Wednesday, March 30, 2016

Norway Has More Problems Than Just $40 Oil -- Bloomberg -- March 30, 2016; Iran Won't Be "Moving" As Fast As Earlier Expected

Wow: Over the past 25 years, exploration wells off Norway averaged 27 million bbls -- 27 million bbls/exploration well -- until this past year. This past year, on average, each exploratory well off Norway averaged less than 5 million bbls of oil and gas. 
Bloomberg is reporting Norway has more problems than $40 oil:
The collapse of crude prices isn’t the only problem facing energy companies in Norway: Explorers in western Europe’s biggest oil-producing nation also have had their leanest drilling spell in almost a decade.

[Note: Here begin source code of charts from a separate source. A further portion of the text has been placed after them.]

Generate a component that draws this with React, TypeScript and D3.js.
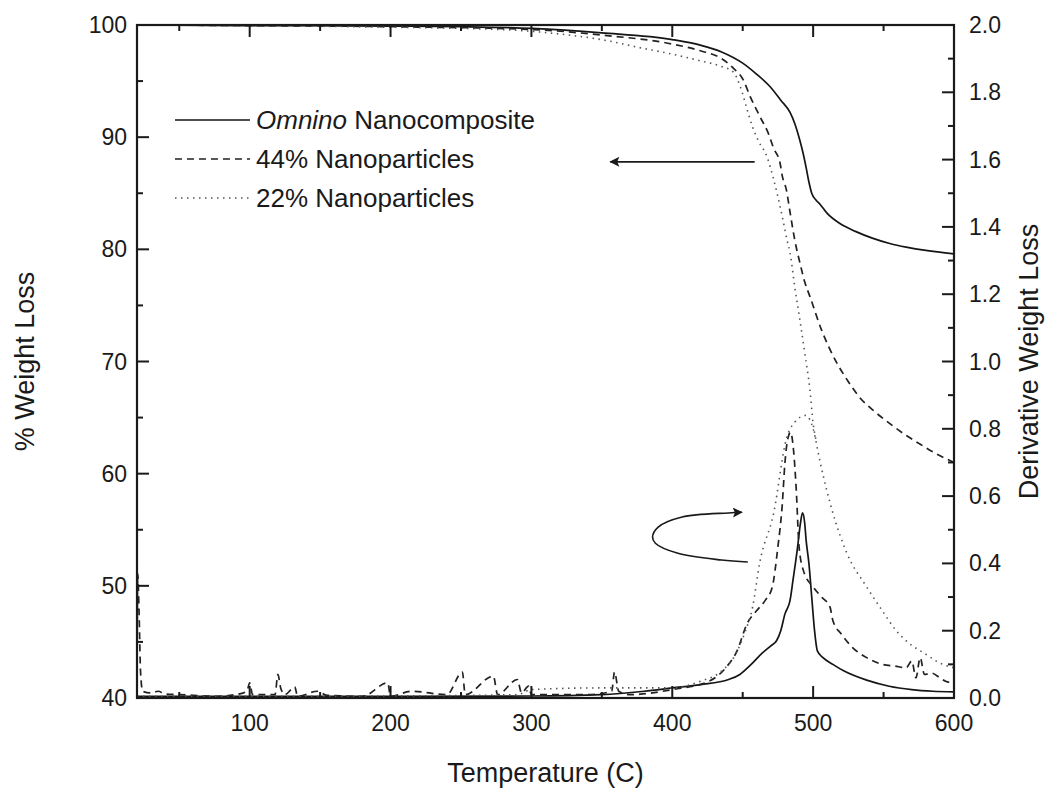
import React from 'react';
import * as d3 from 'd3';

const W = 1052;
const H = 796;
const PLOT = { left: 137, right: 954, top: 25, bottom: 698 };

// axis ticks
const xMajor = [100, 200, 300, 400, 500, 600];
const xMinor = [50, 150, 250, 350, 450, 550];
const yLeftMajor = [40, 50, 60, 70, 80, 90, 100];
const yLeftMinor = [45, 55, 65, 75, 85, 95];
const yRightMajor = [0, 0.2, 0.4, 0.6, 0.8, 1.0, 1.2, 1.4, 1.6, 1.8, 2.0];
const yRightMinor = [0.1, 0.3, 0.5, 0.7, 0.9, 1.1, 1.3, 1.5, 1.7, 1.9];

const legendLabels = ['Nanocomposite', '44% Nanoparticles', '22% Nanoparticles'];

// Weight (TG) curves: [temperature C, % weight]
const omninoTG: [number, number][] = [
  [20, 100], [100, 99.95], [200, 99.9], [250, 99.85], [300, 99.7], [350, 99.3], [400, 98.7],
  [420, 98.2], [435, 97.6], [450, 96.6], [460, 95.6], [469.5, 94.5], [477, 93.3], [483.6, 92.2],
  [487, 91.2], [490.6, 89.7], [493, 88.5], [495, 87.3], [497, 86.0], [499, 85.0], [502, 84.4],
  [505, 84.0], [510, 83.2], [519, 82.3], [530, 81.6], [542, 81.0], [555, 80.5], [566, 80.2],
  [580, 79.9], [600, 79.6],
];
const np44TG: [number, number][] = [
  [20, 100], [100, 99.95], [200, 99.85], [300, 99.6], [350, 99.1], [400, 98.3], [420, 97.7],
  [435, 97.0], [443, 96.2], [450.4, 95.1], [455.4, 93.6], [462.4, 91.8], [468, 90.4], [472, 89.0],
  [476.5, 87.7], [478, 86.6], [481, 85.3], [484, 83.0], [487, 80.8], [490.6, 78.8], [494, 77.1],
  [497.7, 75.8], [506, 72.8], [516.7, 69.9], [525, 68.2], [533, 66.8], [544, 65.5], [554, 64.5],
  [565, 63.5], [575, 62.7], [587, 61.8], [600, 61.0],
];
const np22TG: [number, number][] = [
  [20, 100], [100, 99.95], [200, 99.8], [250, 99.7], [293, 99.5], [320, 99.2], [349.5, 98.7],
  [380, 97.9], [400, 97.4], [420, 96.8], [435, 96.3], [443.4, 95.8], [448.3, 94.5], [453.3, 92.4],
  [457, 90.9], [461, 89.7], [467.4, 88.2], [471.6, 86.4], [474.4, 85.0], [478.6, 82.6],
  [481.5, 80.8], [483.6, 79.7], [487, 76.6], [490.6, 73.7], [494, 70.8], [497.7, 67.5],
  [500, 64.5], [502, 63.0],
];

// Derivative curves: [temperature C, derivative weight loss]
const omninoDTG: [number, number][] = [
  [20, 0.005], [100, 0.005], [200, 0.005], [300, 0.006], [350, 0.01], [380, 0.02], [400, 0.03],
  [420, 0.04], [440, 0.055], [448, 0.07], [456, 0.1], [464, 0.134], [470, 0.155], [474, 0.17],
  [477, 0.2], [480, 0.25], [483.6, 0.29], [485.7, 0.35], [489, 0.45], [491, 0.52], [492.5, 0.55],
  [494, 0.52], [495, 0.47], [497, 0.4], [499, 0.3], [501, 0.2], [503, 0.14], [507, 0.12],
  [514, 0.1], [522, 0.08], [538, 0.053], [554, 0.035], [570, 0.025], [585, 0.02], [600, 0.018],
];
const np44DTG: [number, number][] = [
  [20, 0.01], [20.5, 0.37], [21.5, 0.25], [22.5, 0.08], [24, 0.02], [30, 0.015], [35, 0.02],
  [40, 0.012], [50, 0.01], [60, 0.008], [75, 0.005], [90, 0.01], [98, 0.02], [100, 0.045],
  [102, 0.01], [118, 0.01], [120, 0.07], [122, 0.03], [125, 0.01], [132, 0.033], [134, 0.005],
  [148, 0.02], [155, 0.008], [180, 0.005], [198, 0.045], [200, 0.005], [215, 0.02], [240, 0.01],
  [251, 0.077], [253, 0.01], [273, 0.065], [276, 0.01], [290, 0.055], [293, 0.015], [298, 0.035],
  [300, 0.01], [340, 0.01], [357, 0.02], [359, 0.077], [362, 0.02], [370, 0.01], [400, 0.025],
  [425, 0.048], [438, 0.09], [446, 0.14], [453, 0.22], [460, 0.26], [466, 0.29], [471, 0.33],
  [475, 0.45], [478, 0.57], [480, 0.7], [482, 0.77], [484, 0.79], [486, 0.74], [488, 0.62],
  [490, 0.45], [493, 0.38], [500, 0.33], [506, 0.3], [512, 0.27], [514, 0.23], [520, 0.19],
  [528, 0.15], [538, 0.12], [549, 0.1], [558, 0.095], [566, 0.09], [570, 0.11], [573, 0.06],
  [576, 0.12], [579, 0.07], [584, 0.074], [590, 0.06], [594, 0.05], [600, 0.045],
];
const np22DTG: [number, number][] = [
  [20, 0.005], [100, 0.005], [200, 0.006], [290, 0.01], [300, 0.025], [350, 0.03], [400, 0.03],
  [420, 0.05], [435, 0.08], [445, 0.13], [452, 0.2], [457, 0.27], [462, 0.4], [472, 0.55],
  [481, 0.77], [487, 0.82], [495, 0.84], [500, 0.8], [505, 0.7], [514, 0.55], [524, 0.43],
  [538, 0.33], [549, 0.26], [559, 0.2], [566, 0.17], [580, 0.13], [592, 0.1], [600, 0.09],
];

// annotation arrows (data space)
const tgArrow: [number, number][] = [[458.5, 87.8], [356, 87.8]];
const dtgArrow: [number, number][] = [
  [453.6, 0.404], [435, 0.41], [404, 0.43], [388, 0.46], [386, 0.479], [390, 0.508],
  [407, 0.538], [440, 0.55], [449.4, 0.552],
];

const FONT = "Arial, 'Liberation Sans', Helvetica, sans-serif";

export default function App() {
  const x = d3.scaleLinear().domain([20, 600]).range([PLOT.left, PLOT.right]);
  const yL = d3.scaleLinear().domain([40, 100]).range([PLOT.bottom, PLOT.top]);
  const yR = d3.scaleLinear().domain([0, 2]).range([PLOT.bottom, PLOT.top]);

  const tgLine = d3.line<[number, number]>().x(d => x(d[0])).y(d => yL(d[1])).curve(d3.curveMonotoneX);
  const dtgLine = d3.line<[number, number]>().x(d => x(d[0])).y(d => yR(d[1])).curve(d3.curveMonotoneX);
  const arrowTG = d3.line<[number, number]>().x(d => x(d[0])).y(d => yL(d[1]));
  const arrowDTG = d3.line<[number, number]>().x(d => x(d[0])).y(d => yR(d[1])).curve(d3.curveCatmullRom);

  const ink = '#1a1a1a';
  const solid = { stroke: '#151515', strokeWidth: 1.7, fill: 'none' };
  const dashed = { stroke: '#222', strokeWidth: 1.7, fill: 'none', strokeDasharray: '7,5' };
  const dotted = { stroke: '#555', strokeWidth: 1.6, fill: 'none', strokeDasharray: '1.5,4.5' };

  const legendY = [120, 159, 198];
  const legendStyles = [solid, dashed, dotted];

  return (
    <svg width={W} height={H} style={{ position: 'absolute', left: 0, top: 0, background: '#fff' }}
      fontFamily={FONT}>
      <defs>
        <marker id="ah" viewBox="0 0 10 10" refX="9" refY="5" markerWidth="9" markerHeight="7"
          markerUnits="userSpaceOnUse" orient="auto">
          <path d="M0,0 L10,5 L0,10 L2,5 Z" fill={ink} />
        </marker>
        <marker id="ah2" viewBox="0 0 10 10" refX="9" refY="5" markerWidth="18" markerHeight="10"
          markerUnits="userSpaceOnUse" orient="auto">
          <path d="M0,0 L10,5 L0,10 L2,5 Z" fill={ink} />
        </marker>
      </defs>

      {/* curves */}
      <path d={tgLine(omninoTG) || ''} {...solid} />
      <path d={tgLine(np44TG) || ''} {...dashed} />
      <path d={tgLine(np22TG) || ''} {...dotted} />
      <path d={dtgLine(omninoDTG) || ''} {...solid} />
      <path d={dtgLine(np44DTG) || ''} {...dashed} />
      <path d={dtgLine(np22DTG) || ''} {...dotted} />

      {/* arrows */}
      <path d={arrowTG(tgArrow) || ''} stroke={ink} strokeWidth={1.6} fill="none" markerEnd="url(#ah2)" />
      <path d={arrowDTG(dtgArrow) || ''} stroke={ink} strokeWidth={1.6} fill="none" markerEnd="url(#ah2)" />

      {/* frame */}
      <rect x={PLOT.left} y={PLOT.top} width={PLOT.right - PLOT.left} height={PLOT.bottom - PLOT.top}
        fill="none" stroke={ink} strokeWidth={2.2} />

      {/* bottom & top ticks */}
      {xMajor.map(t => (
        <g key={'xm' + t}>
          <line x1={x(t)} x2={x(t)} y1={PLOT.bottom} y2={PLOT.bottom - 12} stroke={ink} strokeWidth={2} />
          <line x1={x(t)} x2={x(t)} y1={PLOT.top} y2={PLOT.top + 12} stroke={ink} strokeWidth={2} />
          <text x={x(t)} y={PLOT.bottom + 33} textAnchor="middle" fontSize={23} fill={ink}>{t}</text>
        </g>
      ))}
      {xMinor.map(t => (
        <g key={'xn' + t}>
          <line x1={x(t)} x2={x(t)} y1={PLOT.bottom} y2={PLOT.bottom - 6} stroke={ink} strokeWidth={2} />
          <line x1={x(t)} x2={x(t)} y1={PLOT.top} y2={PLOT.top + 6} stroke={ink} strokeWidth={2} />
        </g>
      ))}

      {/* left ticks */}
      {yLeftMajor.map(v => (
        <g key={'yl' + v}>
          <line x1={PLOT.left} x2={PLOT.left + 12} y1={yL(v)} y2={yL(v)} stroke={ink} strokeWidth={2} />
          <text x={PLOT.left - 10} y={yL(v) + 8} textAnchor="end" fontSize={23} fill={ink}>{v}</text>
        </g>
      ))}
      {yLeftMinor.map(v => (
        <line key={'yln' + v} x1={PLOT.left} x2={PLOT.left + 6} y1={yL(v)} y2={yL(v)} stroke={ink} strokeWidth={2} />
      ))}

      {/* right ticks */}
      {yRightMajor.map(v => (
        <g key={'yr' + v}>
          <line x1={PLOT.right} x2={PLOT.right - 12} y1={yR(v)} y2={yR(v)} stroke={ink} strokeWidth={2} />
          <text x={PLOT.right + 15} y={yR(v) + 8} textAnchor="start" fontSize={23} fill={ink}>{v.toFixed(1)}</text>
        </g>
      ))}
      {yRightMinor.map(v => (
        <line key={'yrn' + v} x1={PLOT.right} x2={PLOT.right - 6} y1={yR(v)} y2={yR(v)} stroke={ink} strokeWidth={2} />
      ))}

      {/* axis titles */}
      <text x={(PLOT.left + PLOT.right) / 2} y={782} textAnchor="middle" fontSize={27} fill={ink}>Temperature (C)</text>
      <text transform={`translate(34,${(PLOT.top + PLOT.bottom) / 2}) rotate(-90)`} textAnchor="middle"
        fontSize={27} fill={ink}>% Weight Loss</text>
      <text transform={`translate(1038,${(PLOT.top + PLOT.bottom) / 2}) rotate(-90)`} textAnchor="middle"
        fontSize={27} fill={ink}>Derivative Weight Loss</text>

      {/* legend */}
      {legendLabels.map((lab, i) => (
        <g key={'lg' + i}>
          <line x1={175} x2={250} y1={legendY[i]} y2={legendY[i]} {...legendStyles[i]} />
          <text x={256} y={legendY[i] + 9} fontSize={26} fill={ink}>
            {i === 0 ? <><tspan fontStyle="italic">Omnino</tspan> {lab}</> : lab}
          </text>
        </g>
      ))}
    </svg>
  );
}
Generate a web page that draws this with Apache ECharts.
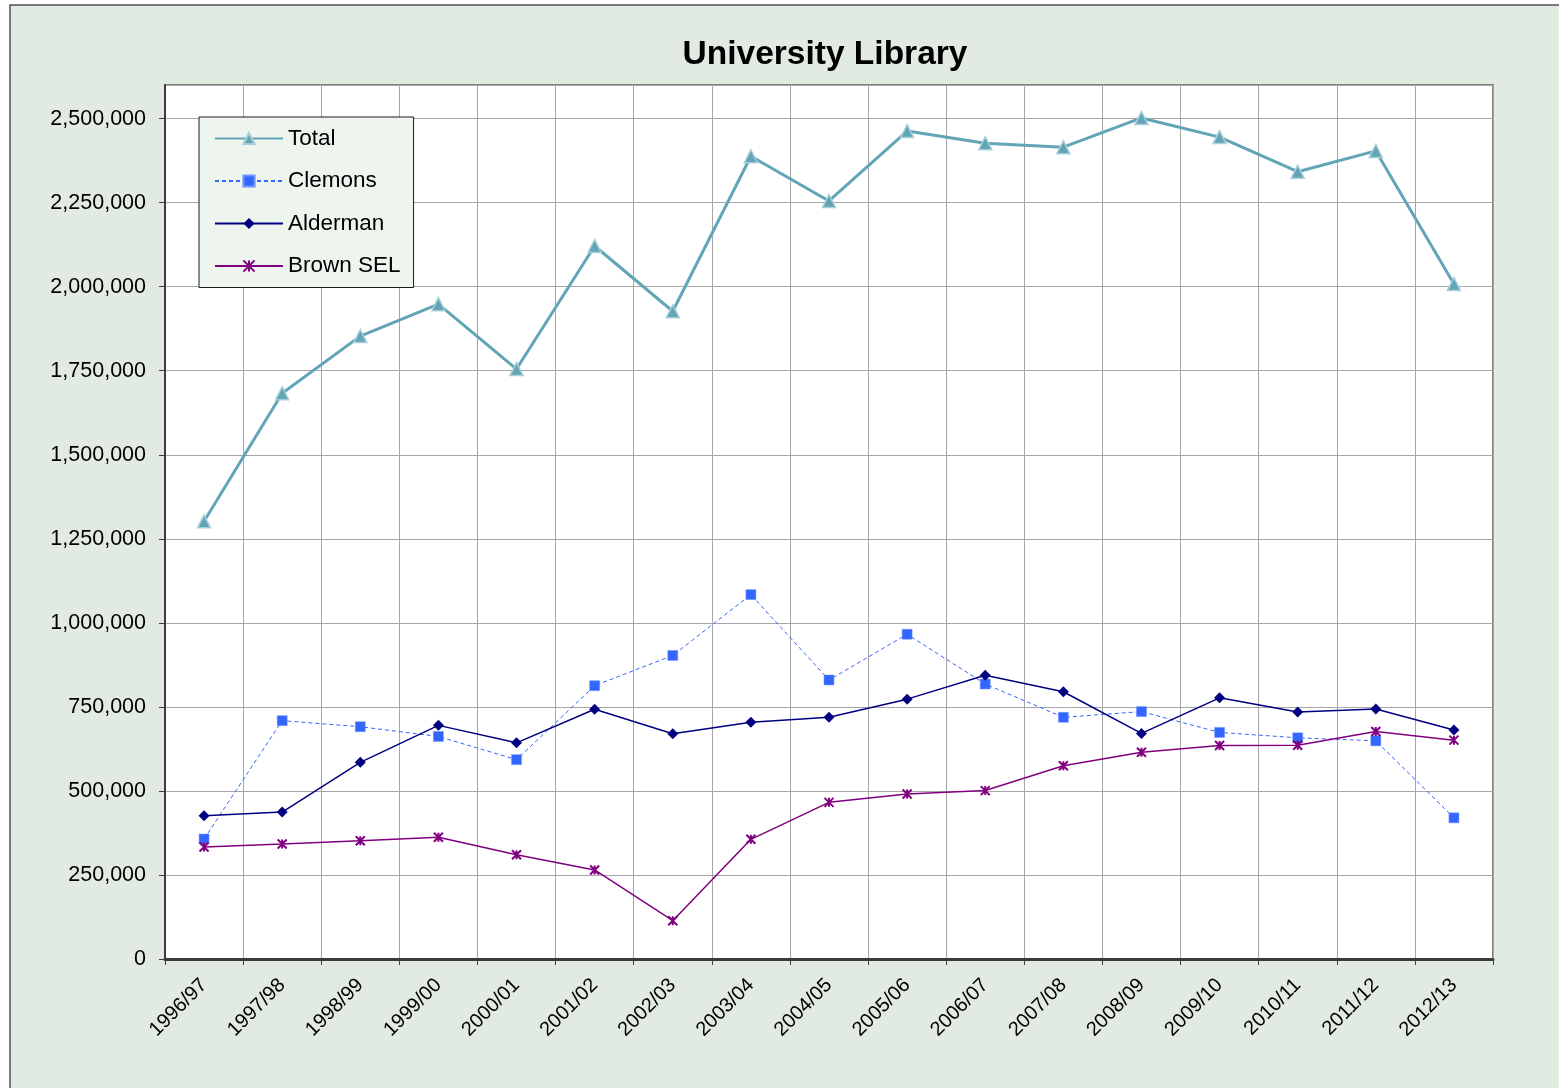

Companies searching off Norway found less than 5 million barrels of oil and gas for every exploration well drilled last year, the lowest ratio since 2006. That compares with a 27 million-barrel average over the past 25 years.

The dismal results, due in part to the depletion of the North Sea, are bad news for a country whose oil production has shrunk by half since 2000. The slump in prices has already dried up income from crude extraction, which feeds the world’s biggest sovereign wealth fund and has made Norwegians some of the richest people on the planet. In January the government made its first withdrawal from the fund since it was set up in the 1990s as the market rout eroded growth.

The dwindling drilling success has left the country’s top explorers -- Statoil ASA and Lundin Petroleum AB -- impatient to tap an entirely new region of the nation’s Arctic, bordering Russian waters. Norway plans to award licenses in an area known as the Barents Sea Southeast before summer and drilling could begin as soon as 2017.
Much more at the link.

Reuters/Rigzone is reporting:
Iran is expected to add half a million barrels of oil supply a day within a year from its existing oilfields after the lifting of sanctions against Tehran in January, but developing new fields would take time, the head of the International Energy Agency said on Wednesday.

Iran, previously OPEC's second-largest exporter, would need to prove that the investment conditions were profitable to the international investors and also that there was predictability in the markets.

[IEA's] estimate of Iran's supply increase from existing oilfields was in line with previous market estimates. And increases in Iranian gas supplies would come after oil.
"It was misleading to believe that there would be a huge amount of new Iranian crude and natural gas production entering market in the short term," [IEA head] said.

"It would take some time in terms of developing new oil fields, finding transmission routes and having the necessary market conditions."
Iranian oil officials were hoping for a quick rebound in oil sales to European clients, which accounted for over a third of Iran's exports, or 800,000 barrels per day, before the European Union imposed sanctions in 2012 over Tehran's nuclear programme.